→ **STATED EXERCISE**
Return the material word for word. Do not include pictures.

::: DATA TO PROCESS :::

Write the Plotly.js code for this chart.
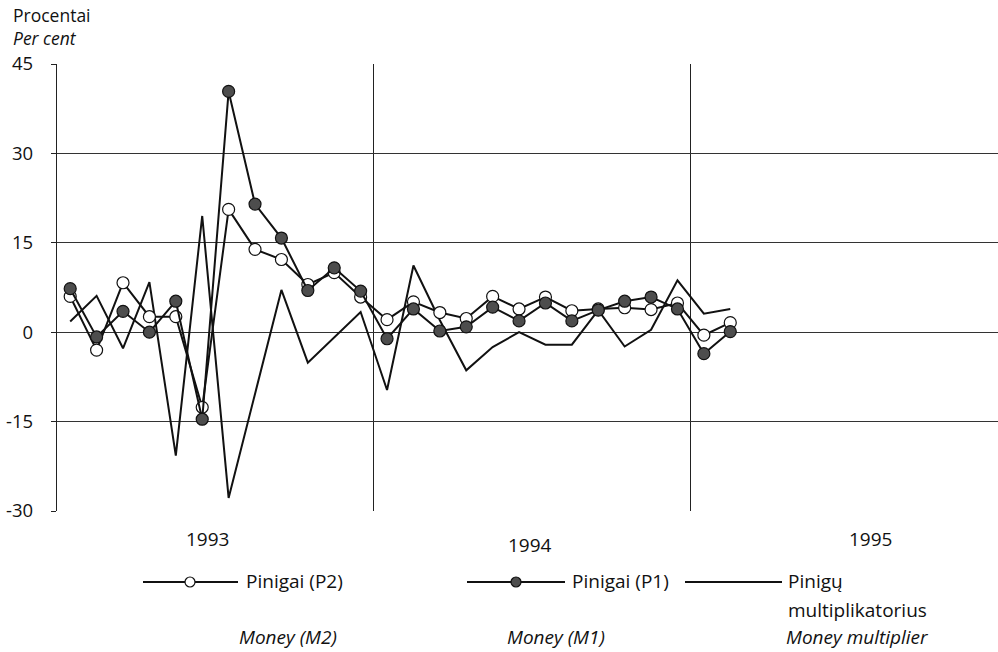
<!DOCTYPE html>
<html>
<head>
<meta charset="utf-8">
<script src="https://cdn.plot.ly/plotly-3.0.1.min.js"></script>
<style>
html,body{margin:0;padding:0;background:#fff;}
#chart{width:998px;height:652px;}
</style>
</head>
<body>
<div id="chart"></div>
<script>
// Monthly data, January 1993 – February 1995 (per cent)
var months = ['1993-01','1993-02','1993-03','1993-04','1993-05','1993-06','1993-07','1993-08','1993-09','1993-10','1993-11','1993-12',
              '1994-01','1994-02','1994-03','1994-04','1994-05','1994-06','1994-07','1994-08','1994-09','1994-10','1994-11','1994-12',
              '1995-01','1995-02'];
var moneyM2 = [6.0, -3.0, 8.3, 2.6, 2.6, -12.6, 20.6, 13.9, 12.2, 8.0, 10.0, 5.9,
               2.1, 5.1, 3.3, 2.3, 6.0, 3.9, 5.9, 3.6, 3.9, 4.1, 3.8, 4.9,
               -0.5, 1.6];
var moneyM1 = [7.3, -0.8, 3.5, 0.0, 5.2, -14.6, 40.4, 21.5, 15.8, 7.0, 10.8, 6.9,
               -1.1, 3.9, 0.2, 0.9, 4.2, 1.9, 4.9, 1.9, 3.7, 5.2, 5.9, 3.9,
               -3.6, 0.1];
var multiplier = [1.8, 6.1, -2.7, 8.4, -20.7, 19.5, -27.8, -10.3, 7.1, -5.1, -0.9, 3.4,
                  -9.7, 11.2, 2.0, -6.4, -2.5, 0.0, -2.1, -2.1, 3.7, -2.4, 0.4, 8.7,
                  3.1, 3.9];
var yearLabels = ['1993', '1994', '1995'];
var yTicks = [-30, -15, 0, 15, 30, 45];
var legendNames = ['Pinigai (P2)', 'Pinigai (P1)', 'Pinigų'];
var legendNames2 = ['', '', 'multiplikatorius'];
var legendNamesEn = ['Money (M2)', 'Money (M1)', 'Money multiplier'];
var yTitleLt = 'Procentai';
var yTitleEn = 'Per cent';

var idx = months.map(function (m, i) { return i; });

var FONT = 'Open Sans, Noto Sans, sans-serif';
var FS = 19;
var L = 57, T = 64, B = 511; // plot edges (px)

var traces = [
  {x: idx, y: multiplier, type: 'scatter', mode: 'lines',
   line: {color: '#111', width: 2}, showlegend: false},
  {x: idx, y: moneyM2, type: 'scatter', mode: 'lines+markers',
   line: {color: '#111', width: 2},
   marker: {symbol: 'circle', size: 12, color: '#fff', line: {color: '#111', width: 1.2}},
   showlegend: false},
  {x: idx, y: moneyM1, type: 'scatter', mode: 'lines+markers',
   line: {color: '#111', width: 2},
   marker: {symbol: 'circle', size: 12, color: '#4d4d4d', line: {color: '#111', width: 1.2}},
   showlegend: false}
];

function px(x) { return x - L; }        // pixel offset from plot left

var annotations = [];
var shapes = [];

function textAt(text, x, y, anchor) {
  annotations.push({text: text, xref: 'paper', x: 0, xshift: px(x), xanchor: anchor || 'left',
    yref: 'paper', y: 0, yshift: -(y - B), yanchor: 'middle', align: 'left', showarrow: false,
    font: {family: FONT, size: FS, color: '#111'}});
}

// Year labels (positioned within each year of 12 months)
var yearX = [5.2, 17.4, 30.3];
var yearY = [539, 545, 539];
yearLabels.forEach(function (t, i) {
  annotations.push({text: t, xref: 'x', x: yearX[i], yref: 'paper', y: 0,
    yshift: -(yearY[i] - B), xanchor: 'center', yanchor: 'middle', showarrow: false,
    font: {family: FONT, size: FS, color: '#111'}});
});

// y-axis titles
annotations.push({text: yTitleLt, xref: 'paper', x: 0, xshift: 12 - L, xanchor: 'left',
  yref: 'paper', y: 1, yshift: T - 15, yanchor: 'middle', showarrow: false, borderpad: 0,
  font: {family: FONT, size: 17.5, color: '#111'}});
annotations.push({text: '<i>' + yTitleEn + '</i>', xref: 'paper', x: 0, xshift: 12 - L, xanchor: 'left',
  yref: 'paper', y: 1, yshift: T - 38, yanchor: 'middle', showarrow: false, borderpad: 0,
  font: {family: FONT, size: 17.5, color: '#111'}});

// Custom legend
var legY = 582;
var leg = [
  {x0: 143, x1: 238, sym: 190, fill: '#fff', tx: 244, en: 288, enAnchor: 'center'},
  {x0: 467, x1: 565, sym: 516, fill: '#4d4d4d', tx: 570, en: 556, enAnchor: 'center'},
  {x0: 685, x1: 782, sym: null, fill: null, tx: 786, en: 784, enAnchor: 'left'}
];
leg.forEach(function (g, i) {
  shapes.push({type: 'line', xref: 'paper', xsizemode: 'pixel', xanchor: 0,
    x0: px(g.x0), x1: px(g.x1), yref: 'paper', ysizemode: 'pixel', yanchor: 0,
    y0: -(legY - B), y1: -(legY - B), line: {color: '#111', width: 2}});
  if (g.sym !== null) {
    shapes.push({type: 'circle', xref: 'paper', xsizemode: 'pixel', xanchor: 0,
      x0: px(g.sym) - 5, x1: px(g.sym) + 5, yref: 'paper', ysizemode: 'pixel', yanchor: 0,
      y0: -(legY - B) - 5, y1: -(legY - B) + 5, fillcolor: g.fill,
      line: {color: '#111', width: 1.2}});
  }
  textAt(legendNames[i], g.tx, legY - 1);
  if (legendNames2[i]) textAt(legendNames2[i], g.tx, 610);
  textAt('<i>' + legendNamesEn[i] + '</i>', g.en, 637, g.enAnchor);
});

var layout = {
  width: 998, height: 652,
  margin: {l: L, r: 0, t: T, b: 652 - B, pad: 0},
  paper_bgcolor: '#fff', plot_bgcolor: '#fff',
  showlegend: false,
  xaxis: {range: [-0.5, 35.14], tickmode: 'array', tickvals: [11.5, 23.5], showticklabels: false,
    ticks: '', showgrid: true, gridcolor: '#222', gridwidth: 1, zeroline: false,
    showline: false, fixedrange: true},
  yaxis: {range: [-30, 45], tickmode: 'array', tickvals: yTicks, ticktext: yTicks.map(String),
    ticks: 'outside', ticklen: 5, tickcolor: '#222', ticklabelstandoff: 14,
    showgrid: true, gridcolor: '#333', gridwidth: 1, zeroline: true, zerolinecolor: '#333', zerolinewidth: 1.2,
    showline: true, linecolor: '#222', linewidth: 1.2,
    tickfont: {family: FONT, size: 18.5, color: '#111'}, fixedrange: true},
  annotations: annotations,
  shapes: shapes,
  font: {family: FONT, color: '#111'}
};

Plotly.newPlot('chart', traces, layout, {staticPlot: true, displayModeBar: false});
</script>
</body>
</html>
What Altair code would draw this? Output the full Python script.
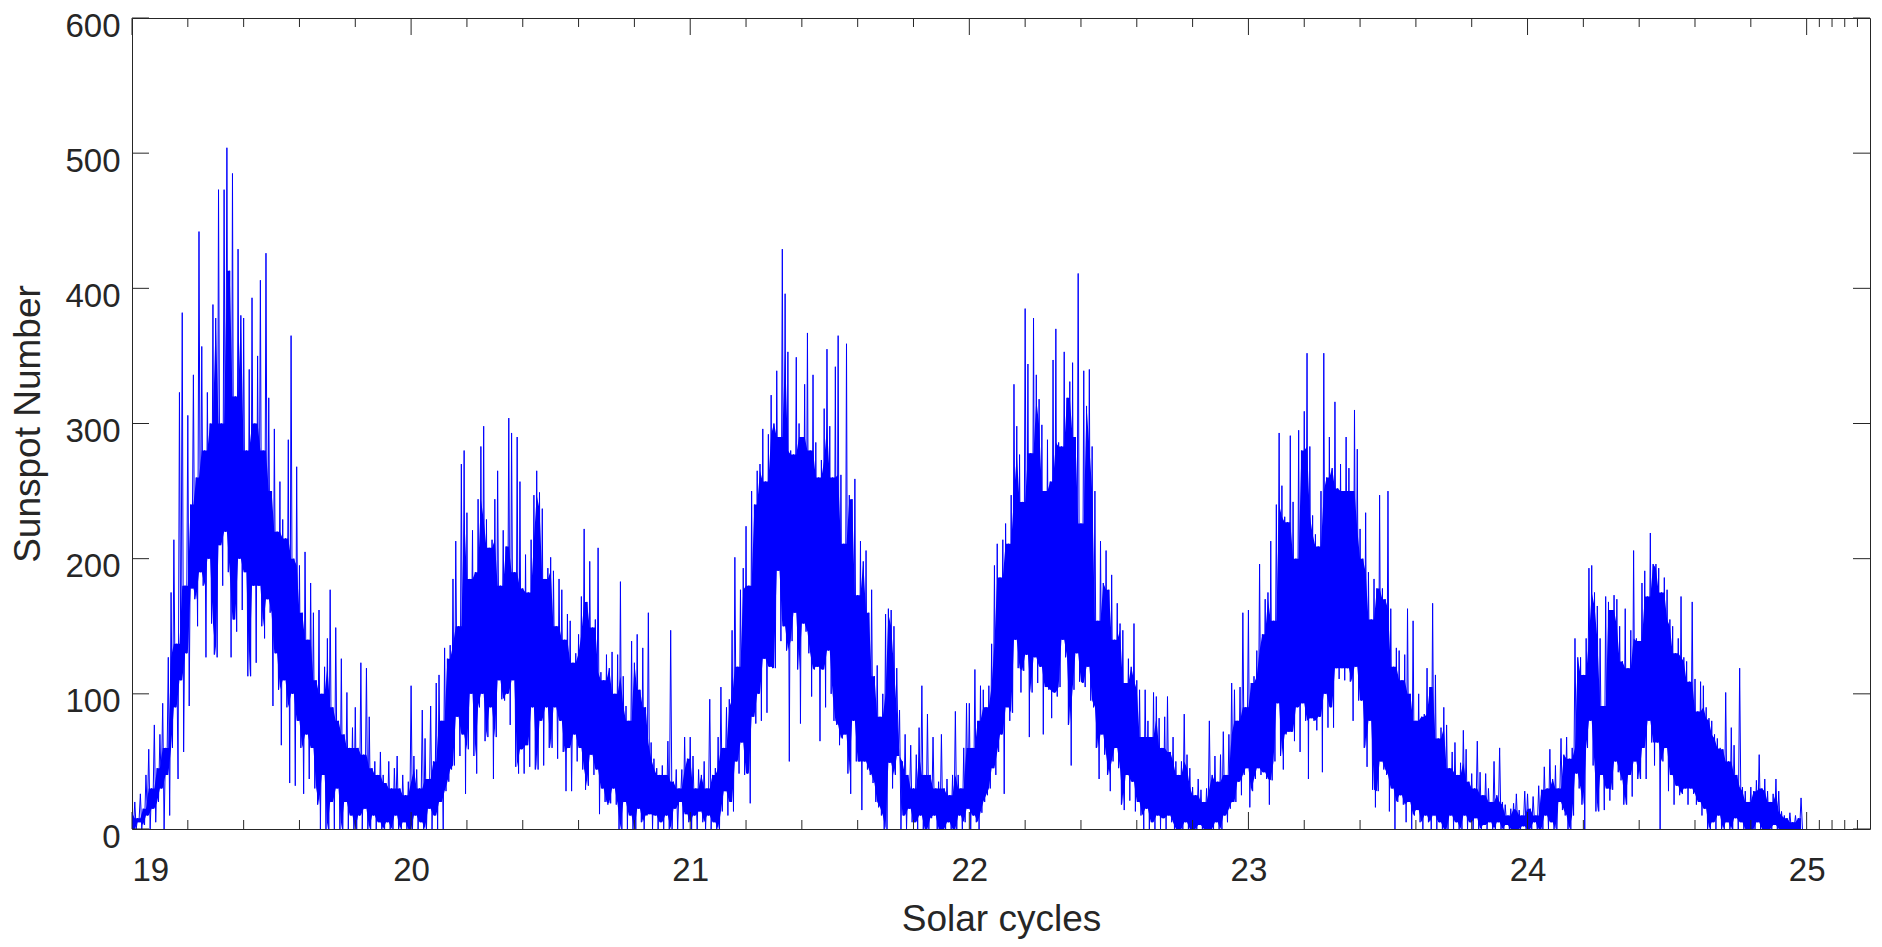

:::

→ **ANSWER TO THIS PROBLEM**
Write the Plotly.js code for this chart.
<!DOCTYPE html>
<html>
<head>
<meta charset="utf-8">
<script src="https://cdn.plot.ly/plotly-3.0.1.min.js"></script>
<style>
html,body{margin:0;padding:0;background:#fff;}
#chart{width:998px;height:652px;}
</style>
</head>
<body>
<div id="chart"></div>
<script>
// Monthly data, January 1993 – February 1995 (per cent)
var months = ['1993-01','1993-02','1993-03','1993-04','1993-05','1993-06','1993-07','1993-08','1993-09','1993-10','1993-11','1993-12',
              '1994-01','1994-02','1994-03','1994-04','1994-05','1994-06','1994-07','1994-08','1994-09','1994-10','1994-11','1994-12',
              '1995-01','1995-02'];
var moneyM2 = [6.0, -3.0, 8.3, 2.6, 2.6, -12.6, 20.6, 13.9, 12.2, 8.0, 10.0, 5.9,
               2.1, 5.1, 3.3, 2.3, 6.0, 3.9, 5.9, 3.6, 3.9, 4.1, 3.8, 4.9,
               -0.5, 1.6];
var moneyM1 = [7.3, -0.8, 3.5, 0.0, 5.2, -14.6, 40.4, 21.5, 15.8, 7.0, 10.8, 6.9,
               -1.1, 3.9, 0.2, 0.9, 4.2, 1.9, 4.9, 1.9, 3.7, 5.2, 5.9, 3.9,
               -3.6, 0.1];
var multiplier = [1.8, 6.1, -2.7, 8.4, -20.7, 19.5, -27.8, -10.3, 7.1, -5.1, -0.9, 3.4,
                  -9.7, 11.2, 2.0, -6.4, -2.5, 0.0, -2.1, -2.1, 3.7, -2.4, 0.4, 8.7,
                  3.1, 3.9];
var yearLabels = ['1993', '1994', '1995'];
var yTicks = [-30, -15, 0, 15, 30, 45];
var legendNames = ['Pinigai (P2)', 'Pinigai (P1)', 'Pinigų'];
var legendNames2 = ['', '', 'multiplikatorius'];
var legendNamesEn = ['Money (M2)', 'Money (M1)', 'Money multiplier'];
var yTitleLt = 'Procentai';
var yTitleEn = 'Per cent';

var idx = months.map(function (m, i) { return i; });

var FONT = 'Open Sans, Noto Sans, sans-serif';
var FS = 19;
var L = 57, T = 64, B = 511; // plot edges (px)

var traces = [
  {x: idx, y: multiplier, type: 'scatter', mode: 'lines',
   line: {color: '#111', width: 2}, showlegend: false},
  {x: idx, y: moneyM2, type: 'scatter', mode: 'lines+markers',
   line: {color: '#111', width: 2},
   marker: {symbol: 'circle', size: 12, color: '#fff', line: {color: '#111', width: 1.2}},
   showlegend: false},
  {x: idx, y: moneyM1, type: 'scatter', mode: 'lines+markers',
   line: {color: '#111', width: 2},
   marker: {symbol: 'circle', size: 12, color: '#4d4d4d', line: {color: '#111', width: 1.2}},
   showlegend: false}
];

function px(x) { return x - L; }        // pixel offset from plot left

var annotations = [];
var shapes = [];

function textAt(text, x, y, anchor) {
  annotations.push({text: text, xref: 'paper', x: 0, xshift: px(x), xanchor: anchor || 'left',
    yref: 'paper', y: 0, yshift: -(y - B), yanchor: 'middle', align: 'left', showarrow: false,
    font: {family: FONT, size: FS, color: '#111'}});
}

// Year labels (positioned within each year of 12 months)
var yearX = [5.2, 17.4, 30.3];
var yearY = [539, 545, 539];
yearLabels.forEach(function (t, i) {
  annotations.push({text: t, xref: 'x', x: yearX[i], yref: 'paper', y: 0,
    yshift: -(yearY[i] - B), xanchor: 'center', yanchor: 'middle', showarrow: false,
    font: {family: FONT, size: FS, color: '#111'}});
});

// y-axis titles
annotations.push({text: yTitleLt, xref: 'paper', x: 0, xshift: 12 - L, xanchor: 'left',
  yref: 'paper', y: 1, yshift: T - 15, yanchor: 'middle', showarrow: false, borderpad: 0,
  font: {family: FONT, size: 17.5, color: '#111'}});
annotations.push({text: '<i>' + yTitleEn + '</i>', xref: 'paper', x: 0, xshift: 12 - L, xanchor: 'left',
  yref: 'paper', y: 1, yshift: T - 38, yanchor: 'middle', showarrow: false, borderpad: 0,
  font: {family: FONT, size: 17.5, color: '#111'}});

// Custom legend
var legY = 582;
var leg = [
  {x0: 143, x1: 238, sym: 190, fill: '#fff', tx: 244, en: 288, enAnchor: 'center'},
  {x0: 467, x1: 565, sym: 516, fill: '#4d4d4d', tx: 570, en: 556, enAnchor: 'center'},
  {x0: 685, x1: 782, sym: null, fill: null, tx: 786, en: 784, enAnchor: 'left'}
];
leg.forEach(function (g, i) {
  shapes.push({type: 'line', xref: 'paper', xsizemode: 'pixel', xanchor: 0,
    x0: px(g.x0), x1: px(g.x1), yref: 'paper', ysizemode: 'pixel', yanchor: 0,
    y0: -(legY - B), y1: -(legY - B), line: {color: '#111', width: 2}});
  if (g.sym !== null) {
    shapes.push({type: 'circle', xref: 'paper', xsizemode: 'pixel', xanchor: 0,
      x0: px(g.sym) - 5, x1: px(g.sym) + 5, yref: 'paper', ysizemode: 'pixel', yanchor: 0,
      y0: -(legY - B) - 5, y1: -(legY - B) + 5, fillcolor: g.fill,
      line: {color: '#111', width: 1.2}});
  }
  textAt(legendNames[i], g.tx, legY - 1);
  if (legendNames2[i]) textAt(legendNames2[i], g.tx, 610);
  textAt('<i>' + legendNamesEn[i] + '</i>', g.en, 637, g.enAnchor);
});

var layout = {
  width: 998, height: 652,
  margin: {l: L, r: 0, t: T, b: 652 - B, pad: 0},
  paper_bgcolor: '#fff', plot_bgcolor: '#fff',
  showlegend: false,
  xaxis: {range: [-0.5, 35.14], tickmode: 'array', tickvals: [11.5, 23.5], showticklabels: false,
    ticks: '', showgrid: true, gridcolor: '#222', gridwidth: 1, zeroline: false,
    showline: false, fixedrange: true},
  yaxis: {range: [-30, 45], tickmode: 'array', tickvals: yTicks, ticktext: yTicks.map(String),
    ticks: 'outside', ticklen: 5, tickcolor: '#222', ticklabelstandoff: 14,
    showgrid: true, gridcolor: '#333', gridwidth: 1, zeroline: true, zerolinecolor: '#333', zerolinewidth: 1.2,
    showline: true, linecolor: '#222', linewidth: 1.2,
    tickfont: {family: FONT, size: 18.5, color: '#111'}, fixedrange: true},
  annotations: annotations,
  shapes: shapes,
  font: {family: FONT, color: '#111'}
};

Plotly.newPlot('chart', traces, layout, {staticPlot: true, displayModeBar: false});
</script>
</body>
</html>
What Altair code would draw this? Output the full Python script.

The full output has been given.